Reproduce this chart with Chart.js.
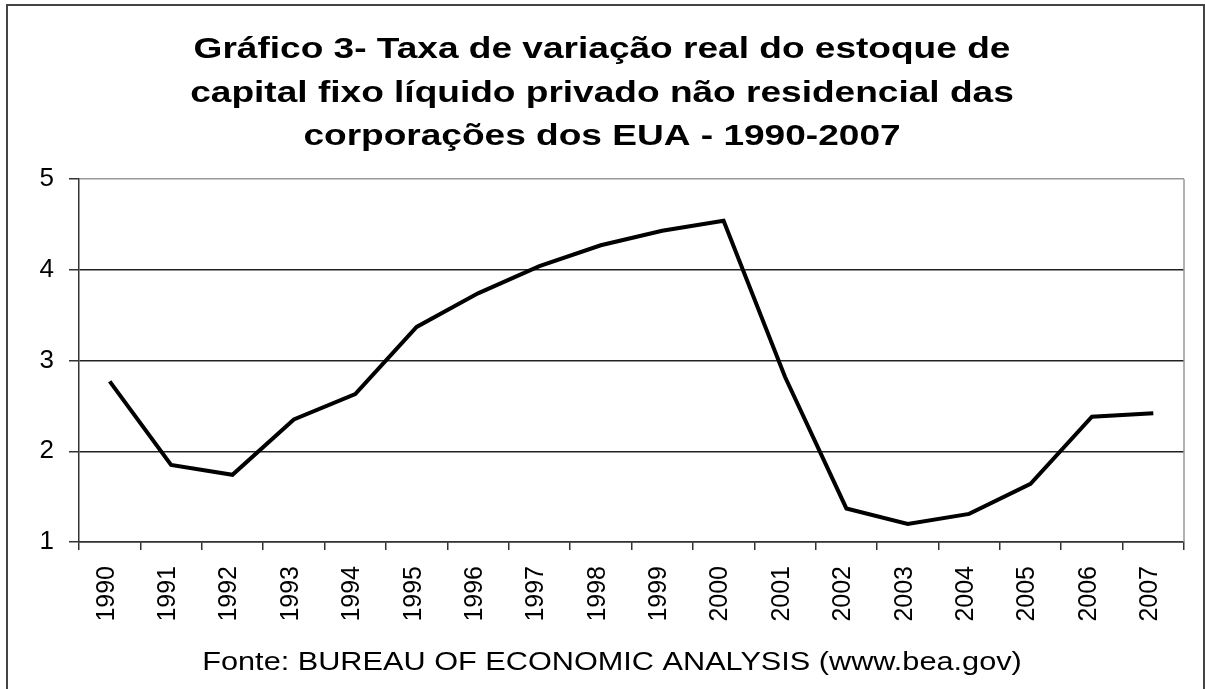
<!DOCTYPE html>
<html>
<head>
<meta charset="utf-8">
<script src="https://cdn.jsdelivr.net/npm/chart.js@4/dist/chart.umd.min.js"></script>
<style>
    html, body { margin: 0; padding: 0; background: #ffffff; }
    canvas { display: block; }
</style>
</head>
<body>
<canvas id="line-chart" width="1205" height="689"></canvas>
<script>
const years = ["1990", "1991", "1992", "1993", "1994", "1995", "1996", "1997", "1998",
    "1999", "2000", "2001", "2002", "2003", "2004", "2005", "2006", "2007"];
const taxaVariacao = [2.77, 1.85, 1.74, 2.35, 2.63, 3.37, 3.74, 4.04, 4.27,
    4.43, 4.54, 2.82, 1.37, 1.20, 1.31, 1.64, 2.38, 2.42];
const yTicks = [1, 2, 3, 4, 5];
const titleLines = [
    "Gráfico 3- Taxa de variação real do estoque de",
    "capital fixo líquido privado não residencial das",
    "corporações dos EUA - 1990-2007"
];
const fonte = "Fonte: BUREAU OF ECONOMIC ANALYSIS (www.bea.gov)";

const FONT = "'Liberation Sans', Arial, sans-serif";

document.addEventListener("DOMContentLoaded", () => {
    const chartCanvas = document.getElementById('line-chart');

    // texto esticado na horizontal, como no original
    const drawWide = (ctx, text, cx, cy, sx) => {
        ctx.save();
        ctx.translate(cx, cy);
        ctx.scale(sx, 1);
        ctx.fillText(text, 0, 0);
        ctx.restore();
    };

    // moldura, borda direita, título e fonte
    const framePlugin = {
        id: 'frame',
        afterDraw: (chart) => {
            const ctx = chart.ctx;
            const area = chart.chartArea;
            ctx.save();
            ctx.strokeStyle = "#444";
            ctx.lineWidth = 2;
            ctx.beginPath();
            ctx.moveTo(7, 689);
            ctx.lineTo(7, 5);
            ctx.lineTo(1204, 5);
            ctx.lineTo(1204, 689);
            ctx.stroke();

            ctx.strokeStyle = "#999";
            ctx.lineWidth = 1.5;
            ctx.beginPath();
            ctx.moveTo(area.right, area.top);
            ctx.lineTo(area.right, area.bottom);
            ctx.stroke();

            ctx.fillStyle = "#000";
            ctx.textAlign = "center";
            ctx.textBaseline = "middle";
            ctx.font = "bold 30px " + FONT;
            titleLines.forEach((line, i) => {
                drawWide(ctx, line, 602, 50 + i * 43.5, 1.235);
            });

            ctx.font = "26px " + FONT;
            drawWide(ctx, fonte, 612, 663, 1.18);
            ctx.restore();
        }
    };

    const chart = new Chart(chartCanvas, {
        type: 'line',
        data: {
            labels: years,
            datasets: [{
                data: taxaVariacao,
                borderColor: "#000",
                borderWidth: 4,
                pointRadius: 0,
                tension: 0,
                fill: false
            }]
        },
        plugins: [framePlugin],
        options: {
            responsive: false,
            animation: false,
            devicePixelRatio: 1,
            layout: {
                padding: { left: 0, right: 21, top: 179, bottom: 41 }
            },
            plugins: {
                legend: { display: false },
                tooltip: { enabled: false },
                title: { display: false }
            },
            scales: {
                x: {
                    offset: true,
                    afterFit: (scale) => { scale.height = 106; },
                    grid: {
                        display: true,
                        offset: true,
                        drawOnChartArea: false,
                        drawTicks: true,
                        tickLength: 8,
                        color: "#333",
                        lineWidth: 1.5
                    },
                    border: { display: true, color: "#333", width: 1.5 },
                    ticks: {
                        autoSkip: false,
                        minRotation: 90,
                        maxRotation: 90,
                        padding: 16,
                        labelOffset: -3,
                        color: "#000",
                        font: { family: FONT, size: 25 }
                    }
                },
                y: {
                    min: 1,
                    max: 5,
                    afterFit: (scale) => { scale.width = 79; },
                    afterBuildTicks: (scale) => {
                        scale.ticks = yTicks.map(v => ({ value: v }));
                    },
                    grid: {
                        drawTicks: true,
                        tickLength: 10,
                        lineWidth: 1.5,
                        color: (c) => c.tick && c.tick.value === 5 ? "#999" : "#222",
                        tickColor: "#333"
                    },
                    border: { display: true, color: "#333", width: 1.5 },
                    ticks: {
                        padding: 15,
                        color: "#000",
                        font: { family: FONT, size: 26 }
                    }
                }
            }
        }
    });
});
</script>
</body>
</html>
==
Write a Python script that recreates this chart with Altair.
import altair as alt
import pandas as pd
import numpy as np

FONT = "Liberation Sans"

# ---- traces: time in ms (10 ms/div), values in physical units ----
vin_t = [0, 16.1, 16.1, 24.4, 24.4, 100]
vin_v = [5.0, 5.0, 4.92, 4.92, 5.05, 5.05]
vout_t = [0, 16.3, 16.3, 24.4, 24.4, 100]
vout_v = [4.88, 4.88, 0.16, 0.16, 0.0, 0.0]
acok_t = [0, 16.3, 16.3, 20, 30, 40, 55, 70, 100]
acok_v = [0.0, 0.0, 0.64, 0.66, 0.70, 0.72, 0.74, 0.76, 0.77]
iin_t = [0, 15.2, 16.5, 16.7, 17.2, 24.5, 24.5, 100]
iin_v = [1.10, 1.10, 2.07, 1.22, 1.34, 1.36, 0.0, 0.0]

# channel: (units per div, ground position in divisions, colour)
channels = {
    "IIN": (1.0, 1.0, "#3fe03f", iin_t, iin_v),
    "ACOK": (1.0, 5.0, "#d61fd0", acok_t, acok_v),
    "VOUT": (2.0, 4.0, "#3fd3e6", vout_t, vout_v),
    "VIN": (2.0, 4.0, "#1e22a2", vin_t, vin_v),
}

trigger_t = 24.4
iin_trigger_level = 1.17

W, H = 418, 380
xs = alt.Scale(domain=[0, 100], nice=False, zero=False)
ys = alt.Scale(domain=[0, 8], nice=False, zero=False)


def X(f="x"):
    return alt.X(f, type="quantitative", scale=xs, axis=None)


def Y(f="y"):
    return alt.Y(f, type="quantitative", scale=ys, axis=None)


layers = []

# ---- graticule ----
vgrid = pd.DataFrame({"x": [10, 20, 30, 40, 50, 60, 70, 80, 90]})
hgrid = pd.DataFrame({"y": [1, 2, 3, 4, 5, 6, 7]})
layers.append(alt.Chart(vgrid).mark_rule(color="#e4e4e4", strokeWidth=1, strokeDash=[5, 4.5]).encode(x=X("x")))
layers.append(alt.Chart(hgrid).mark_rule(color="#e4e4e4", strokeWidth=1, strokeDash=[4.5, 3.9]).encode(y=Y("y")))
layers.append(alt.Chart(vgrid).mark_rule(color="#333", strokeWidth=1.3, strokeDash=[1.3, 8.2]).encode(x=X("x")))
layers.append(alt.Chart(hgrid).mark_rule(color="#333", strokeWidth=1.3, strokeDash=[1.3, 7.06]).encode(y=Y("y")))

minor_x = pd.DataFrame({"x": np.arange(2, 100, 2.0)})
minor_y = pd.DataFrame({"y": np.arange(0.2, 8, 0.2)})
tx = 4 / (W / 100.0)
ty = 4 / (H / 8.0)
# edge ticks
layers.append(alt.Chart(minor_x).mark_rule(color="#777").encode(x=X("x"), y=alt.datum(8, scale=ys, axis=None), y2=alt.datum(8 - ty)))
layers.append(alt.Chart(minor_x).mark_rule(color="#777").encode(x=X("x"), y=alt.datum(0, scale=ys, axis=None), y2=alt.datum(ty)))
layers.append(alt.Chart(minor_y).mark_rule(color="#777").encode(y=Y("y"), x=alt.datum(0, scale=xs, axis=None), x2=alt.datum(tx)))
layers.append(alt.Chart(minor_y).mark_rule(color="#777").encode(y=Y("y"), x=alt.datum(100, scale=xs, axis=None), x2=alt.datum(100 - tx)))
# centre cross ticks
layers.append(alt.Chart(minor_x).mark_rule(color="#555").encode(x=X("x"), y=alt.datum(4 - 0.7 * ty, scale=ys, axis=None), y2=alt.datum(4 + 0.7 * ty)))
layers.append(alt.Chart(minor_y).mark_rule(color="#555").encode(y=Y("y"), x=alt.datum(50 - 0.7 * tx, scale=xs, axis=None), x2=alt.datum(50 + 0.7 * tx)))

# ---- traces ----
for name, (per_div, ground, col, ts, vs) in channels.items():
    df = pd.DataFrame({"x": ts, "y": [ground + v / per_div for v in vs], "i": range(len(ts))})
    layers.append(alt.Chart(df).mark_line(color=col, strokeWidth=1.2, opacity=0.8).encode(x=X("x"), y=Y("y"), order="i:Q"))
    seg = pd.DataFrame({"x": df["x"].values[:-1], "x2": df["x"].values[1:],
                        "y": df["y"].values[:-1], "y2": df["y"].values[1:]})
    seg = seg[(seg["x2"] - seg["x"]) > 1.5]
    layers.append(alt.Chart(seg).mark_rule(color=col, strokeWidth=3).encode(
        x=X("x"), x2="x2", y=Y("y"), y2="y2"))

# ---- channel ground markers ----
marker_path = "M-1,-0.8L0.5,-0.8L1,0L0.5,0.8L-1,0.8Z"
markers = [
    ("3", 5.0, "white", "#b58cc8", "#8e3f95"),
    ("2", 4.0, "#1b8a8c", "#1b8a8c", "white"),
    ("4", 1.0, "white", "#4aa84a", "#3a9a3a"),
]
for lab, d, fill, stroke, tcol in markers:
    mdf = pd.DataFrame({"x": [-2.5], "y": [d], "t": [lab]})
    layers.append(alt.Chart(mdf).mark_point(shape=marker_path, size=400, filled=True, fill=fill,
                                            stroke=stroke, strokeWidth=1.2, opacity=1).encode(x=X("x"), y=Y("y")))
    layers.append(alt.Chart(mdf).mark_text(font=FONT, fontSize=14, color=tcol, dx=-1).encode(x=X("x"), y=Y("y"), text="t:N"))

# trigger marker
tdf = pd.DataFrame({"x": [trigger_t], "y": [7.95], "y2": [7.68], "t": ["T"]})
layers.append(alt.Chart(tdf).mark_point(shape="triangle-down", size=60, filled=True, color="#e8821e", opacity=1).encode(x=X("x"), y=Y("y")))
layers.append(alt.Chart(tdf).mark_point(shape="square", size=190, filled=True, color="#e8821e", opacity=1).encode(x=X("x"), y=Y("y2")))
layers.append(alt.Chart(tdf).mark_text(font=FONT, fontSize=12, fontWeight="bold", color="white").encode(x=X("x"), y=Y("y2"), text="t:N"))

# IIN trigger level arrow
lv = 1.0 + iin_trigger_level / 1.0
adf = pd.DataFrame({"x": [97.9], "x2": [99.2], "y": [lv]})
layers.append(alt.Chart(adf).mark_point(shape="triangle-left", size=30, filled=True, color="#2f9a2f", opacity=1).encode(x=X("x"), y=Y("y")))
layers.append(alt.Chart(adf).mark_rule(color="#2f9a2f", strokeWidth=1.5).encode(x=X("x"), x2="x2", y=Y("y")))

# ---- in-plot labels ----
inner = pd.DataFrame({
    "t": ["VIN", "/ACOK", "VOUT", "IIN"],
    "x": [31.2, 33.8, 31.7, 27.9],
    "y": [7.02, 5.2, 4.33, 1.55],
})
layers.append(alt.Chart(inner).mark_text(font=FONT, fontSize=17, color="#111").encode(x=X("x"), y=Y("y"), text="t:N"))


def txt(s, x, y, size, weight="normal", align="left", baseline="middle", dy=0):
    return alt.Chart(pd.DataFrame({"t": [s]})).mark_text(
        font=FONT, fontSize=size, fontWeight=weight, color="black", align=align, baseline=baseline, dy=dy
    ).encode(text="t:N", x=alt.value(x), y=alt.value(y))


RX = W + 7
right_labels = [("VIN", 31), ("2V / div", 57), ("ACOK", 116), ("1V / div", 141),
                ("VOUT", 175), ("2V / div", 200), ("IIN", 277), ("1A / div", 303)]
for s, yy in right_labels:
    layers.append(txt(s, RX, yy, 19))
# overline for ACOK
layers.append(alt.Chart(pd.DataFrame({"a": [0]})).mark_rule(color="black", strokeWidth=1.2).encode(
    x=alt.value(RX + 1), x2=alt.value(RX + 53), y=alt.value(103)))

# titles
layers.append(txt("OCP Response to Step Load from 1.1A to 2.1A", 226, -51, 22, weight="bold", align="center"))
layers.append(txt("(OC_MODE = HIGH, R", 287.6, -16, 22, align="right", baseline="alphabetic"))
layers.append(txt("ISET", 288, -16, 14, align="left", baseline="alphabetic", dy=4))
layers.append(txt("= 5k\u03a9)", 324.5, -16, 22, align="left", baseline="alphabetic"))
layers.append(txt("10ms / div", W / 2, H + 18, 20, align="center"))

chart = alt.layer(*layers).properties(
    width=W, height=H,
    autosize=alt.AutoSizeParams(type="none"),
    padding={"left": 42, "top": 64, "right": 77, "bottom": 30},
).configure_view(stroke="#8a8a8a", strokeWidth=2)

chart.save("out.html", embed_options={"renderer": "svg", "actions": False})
==
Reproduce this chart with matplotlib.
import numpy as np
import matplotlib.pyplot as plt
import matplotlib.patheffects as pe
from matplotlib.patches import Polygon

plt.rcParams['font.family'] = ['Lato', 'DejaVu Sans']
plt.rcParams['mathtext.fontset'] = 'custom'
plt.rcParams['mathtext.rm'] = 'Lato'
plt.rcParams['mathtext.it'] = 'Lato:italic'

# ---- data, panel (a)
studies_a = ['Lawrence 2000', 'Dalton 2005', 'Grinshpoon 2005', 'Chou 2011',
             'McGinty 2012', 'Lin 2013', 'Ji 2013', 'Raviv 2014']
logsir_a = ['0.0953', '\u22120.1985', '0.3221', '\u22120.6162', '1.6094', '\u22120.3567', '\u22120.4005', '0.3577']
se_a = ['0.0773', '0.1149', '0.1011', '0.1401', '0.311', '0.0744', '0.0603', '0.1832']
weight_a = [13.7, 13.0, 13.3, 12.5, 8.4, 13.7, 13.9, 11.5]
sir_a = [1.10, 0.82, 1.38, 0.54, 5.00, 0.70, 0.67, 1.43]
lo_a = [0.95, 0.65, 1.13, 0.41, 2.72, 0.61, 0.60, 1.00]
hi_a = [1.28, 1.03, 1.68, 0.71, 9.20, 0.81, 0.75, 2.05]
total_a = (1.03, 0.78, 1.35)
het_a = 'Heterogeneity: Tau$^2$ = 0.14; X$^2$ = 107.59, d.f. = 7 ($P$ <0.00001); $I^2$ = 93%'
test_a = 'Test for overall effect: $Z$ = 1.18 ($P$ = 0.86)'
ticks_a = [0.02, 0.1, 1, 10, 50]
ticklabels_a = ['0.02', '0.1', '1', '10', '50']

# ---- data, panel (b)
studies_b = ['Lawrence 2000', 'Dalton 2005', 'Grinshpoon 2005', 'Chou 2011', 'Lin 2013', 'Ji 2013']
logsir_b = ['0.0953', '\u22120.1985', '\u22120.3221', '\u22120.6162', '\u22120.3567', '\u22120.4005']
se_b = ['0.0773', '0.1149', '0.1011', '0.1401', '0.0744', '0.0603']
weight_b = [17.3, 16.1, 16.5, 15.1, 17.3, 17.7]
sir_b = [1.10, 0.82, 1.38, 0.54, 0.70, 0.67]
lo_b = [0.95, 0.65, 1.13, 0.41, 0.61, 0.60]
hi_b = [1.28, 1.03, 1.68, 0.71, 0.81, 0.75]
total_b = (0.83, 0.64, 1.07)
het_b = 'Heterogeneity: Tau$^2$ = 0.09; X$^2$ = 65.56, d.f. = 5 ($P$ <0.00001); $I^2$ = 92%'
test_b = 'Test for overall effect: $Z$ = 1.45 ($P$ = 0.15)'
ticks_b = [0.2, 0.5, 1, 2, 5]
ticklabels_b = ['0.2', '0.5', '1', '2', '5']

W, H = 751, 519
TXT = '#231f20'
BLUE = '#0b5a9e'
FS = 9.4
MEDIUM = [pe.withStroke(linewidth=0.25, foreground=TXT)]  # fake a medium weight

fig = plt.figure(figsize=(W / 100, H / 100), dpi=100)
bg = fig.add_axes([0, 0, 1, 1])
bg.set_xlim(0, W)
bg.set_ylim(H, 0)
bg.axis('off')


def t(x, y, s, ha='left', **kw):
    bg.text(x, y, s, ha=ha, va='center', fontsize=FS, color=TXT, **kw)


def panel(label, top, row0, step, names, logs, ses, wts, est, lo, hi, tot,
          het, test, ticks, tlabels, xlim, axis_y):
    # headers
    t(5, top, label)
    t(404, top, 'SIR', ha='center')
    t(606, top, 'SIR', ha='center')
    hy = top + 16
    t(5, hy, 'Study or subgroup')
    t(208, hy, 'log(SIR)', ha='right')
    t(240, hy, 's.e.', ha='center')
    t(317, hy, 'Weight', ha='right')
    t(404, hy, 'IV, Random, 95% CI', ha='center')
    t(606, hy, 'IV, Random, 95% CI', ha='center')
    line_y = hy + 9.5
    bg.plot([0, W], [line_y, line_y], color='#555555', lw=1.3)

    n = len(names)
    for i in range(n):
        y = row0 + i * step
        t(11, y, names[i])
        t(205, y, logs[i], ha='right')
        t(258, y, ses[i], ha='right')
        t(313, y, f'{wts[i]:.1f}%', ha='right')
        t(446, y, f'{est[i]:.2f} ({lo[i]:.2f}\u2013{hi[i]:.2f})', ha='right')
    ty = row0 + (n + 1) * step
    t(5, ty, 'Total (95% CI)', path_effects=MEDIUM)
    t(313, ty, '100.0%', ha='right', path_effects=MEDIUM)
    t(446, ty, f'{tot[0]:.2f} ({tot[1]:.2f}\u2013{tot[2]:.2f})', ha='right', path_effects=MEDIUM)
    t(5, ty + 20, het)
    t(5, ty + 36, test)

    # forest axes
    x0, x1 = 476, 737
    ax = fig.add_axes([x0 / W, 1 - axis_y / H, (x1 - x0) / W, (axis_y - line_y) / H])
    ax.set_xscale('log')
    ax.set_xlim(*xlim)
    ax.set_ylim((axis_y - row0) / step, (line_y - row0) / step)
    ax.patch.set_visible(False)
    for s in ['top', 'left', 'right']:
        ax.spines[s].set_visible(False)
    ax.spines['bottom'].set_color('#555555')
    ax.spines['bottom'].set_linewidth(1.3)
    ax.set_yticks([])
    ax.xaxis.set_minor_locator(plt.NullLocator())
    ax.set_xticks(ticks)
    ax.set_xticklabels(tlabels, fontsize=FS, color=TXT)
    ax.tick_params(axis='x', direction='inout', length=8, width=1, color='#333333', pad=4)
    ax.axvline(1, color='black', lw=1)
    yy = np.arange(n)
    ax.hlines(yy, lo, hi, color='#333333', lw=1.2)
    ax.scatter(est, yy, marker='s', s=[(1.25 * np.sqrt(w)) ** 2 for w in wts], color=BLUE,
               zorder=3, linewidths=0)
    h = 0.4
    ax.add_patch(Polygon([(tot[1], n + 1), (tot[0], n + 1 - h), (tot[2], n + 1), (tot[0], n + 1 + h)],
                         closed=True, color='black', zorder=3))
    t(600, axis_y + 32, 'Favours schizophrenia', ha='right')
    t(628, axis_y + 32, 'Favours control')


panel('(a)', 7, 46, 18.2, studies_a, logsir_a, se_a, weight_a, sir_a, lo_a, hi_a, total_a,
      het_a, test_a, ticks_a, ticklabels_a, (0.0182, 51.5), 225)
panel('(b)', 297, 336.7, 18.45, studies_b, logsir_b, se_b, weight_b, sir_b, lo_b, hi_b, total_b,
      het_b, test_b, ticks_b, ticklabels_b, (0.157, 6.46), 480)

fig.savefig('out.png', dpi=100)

## Written problem
Your task is to print the lines from the one containing "Write a Python" through the one containing "iin_trigger_level = 1.17", exactly and with nothing added.

## Solution for this exercise
Write a Python script that recreates this chart with Altair.
import altair as alt
import pandas as pd
import numpy as np

FONT = "Liberation Sans"

# ---- traces: time in ms (10 ms/div), values in physical units ----
vin_t = [0, 16.1, 16.1, 24.4, 24.4, 100]
vin_v = [5.0, 5.0, 4.92, 4.92, 5.05, 5.05]
vout_t = [0, 16.3, 16.3, 24.4, 24.4, 100]
vout_v = [4.88, 4.88, 0.16, 0.16, 0.0, 0.0]
acok_t = [0, 16.3, 16.3, 20, 30, 40, 55, 70, 100]
acok_v = [0.0, 0.0, 0.64, 0.66, 0.70, 0.72, 0.74, 0.76, 0.77]
iin_t = [0, 15.2, 16.5, 16.7, 17.2, 24.5, 24.5, 100]
iin_v = [1.10, 1.10, 2.07, 1.22, 1.34, 1.36, 0.0, 0.0]

# channel: (units per div, ground position in divisions, colour)
channels = {
    "IIN": (1.0, 1.0, "#3fe03f", iin_t, iin_v),
    "ACOK": (1.0, 5.0, "#d61fd0", acok_t, acok_v),
    "VOUT": (2.0, 4.0, "#3fd3e6", vout_t, vout_v),
    "VIN": (2.0, 4.0, "#1e22a2", vin_t, vin_v),
}

trigger_t = 24.4
iin_trigger_level = 1.17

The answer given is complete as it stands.